Musical director Michael O'Dell  puts his  professional polish on the  piece, so the music takes a meaningful role in the emotional exposition and experience of the  play.  The vocal arrangement  and music prep of  Jordon Wolfe can be noted in the pacing and integration of the technical support of Charles Battersby and drummer Michael Grayson. There is nothing superficial here. This is a well put together production of a well written musical.

 

Barkan's story plays with time, as the sorrows and compromises of the lives of the characters are unveiled  gently. More than the bikes’ wheels have been spinning in place, as lives become trapped in time. Barkan does a credible  job  convincing us that she is  an athletic girl of twenty, a top notch  mechanic and an emotionally resigned middle-aged shop-keeper. Her voice and  spirit shape the drama.

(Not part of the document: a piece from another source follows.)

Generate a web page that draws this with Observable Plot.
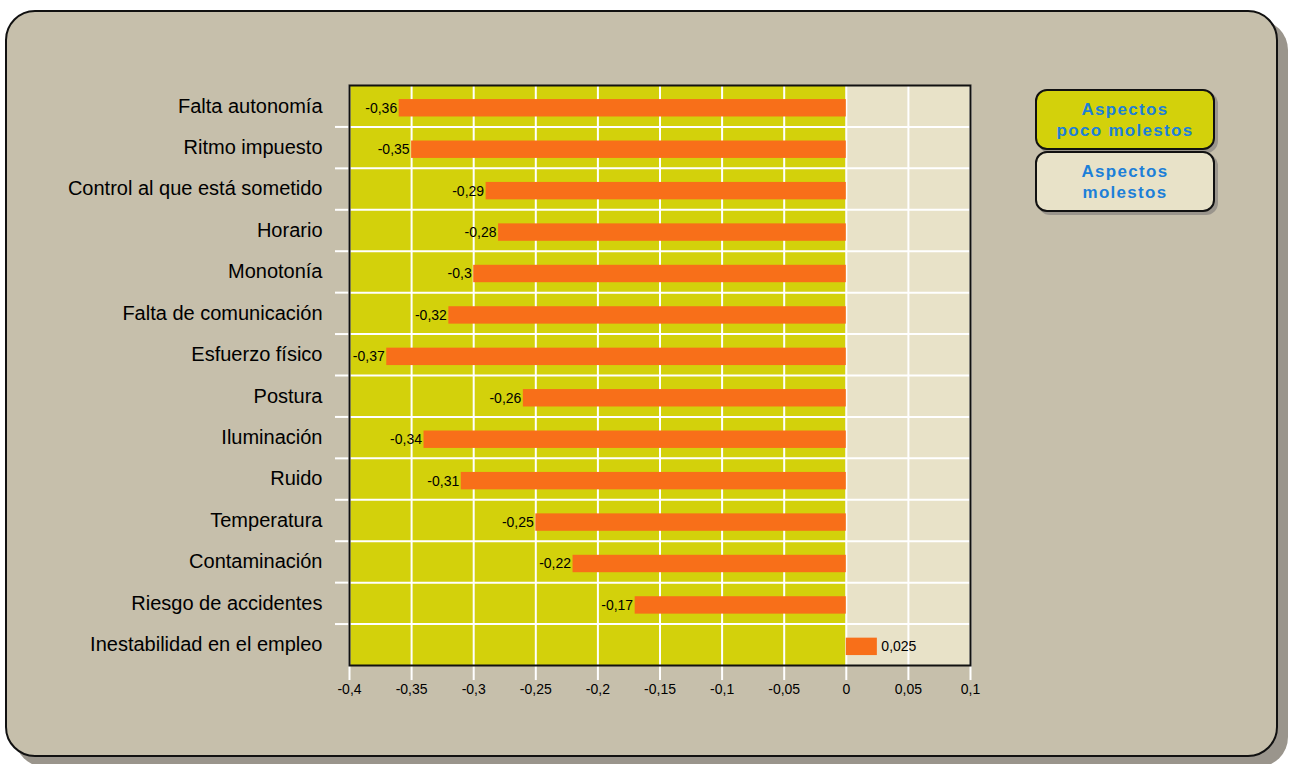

We learn that Jack is a Vietnam vet and  that his long lost sister Jane (Madeleine Doherty) tore the family apart with her substance abuse. The social crisis of  several decades are the frame upon which their lives are hung. Time passes quickly as life becomes a routine that remains punctuated by the joy of love and the pain of loss. It is those life -altering moments that define how we live, and the choices which seem  self-evident. And yet, when  Bobby's long lost friend and handsome heart-throb Frank (Jim Newman) turns up to have his shattered vintage Schwinn-racer repaired, more than bicycle parts begin to be restored. Just as bikes need to be repaired, so do bodies, souls and lives.


It would be unfair to call "Bike Shop - A Musical," a love story or an amusing family saga, without noting that  at its root it is an important and engaging commentary on the meaning of time, which stands still and yet races forward with or without us. Take a chance on the possibilities that life offers is the message, and fearlessly hold onto the things you love. The wheels of time will keep spinning, no matter how much we may try to keep them still. Keep riding, moving forward, even though you don’t know what your destination may be. Bike Shop keeps moving, and moving us, the way that a good musical can whether it's on Broadway or a smaller theater, giving us character, plot and songs where voices and souls both sing.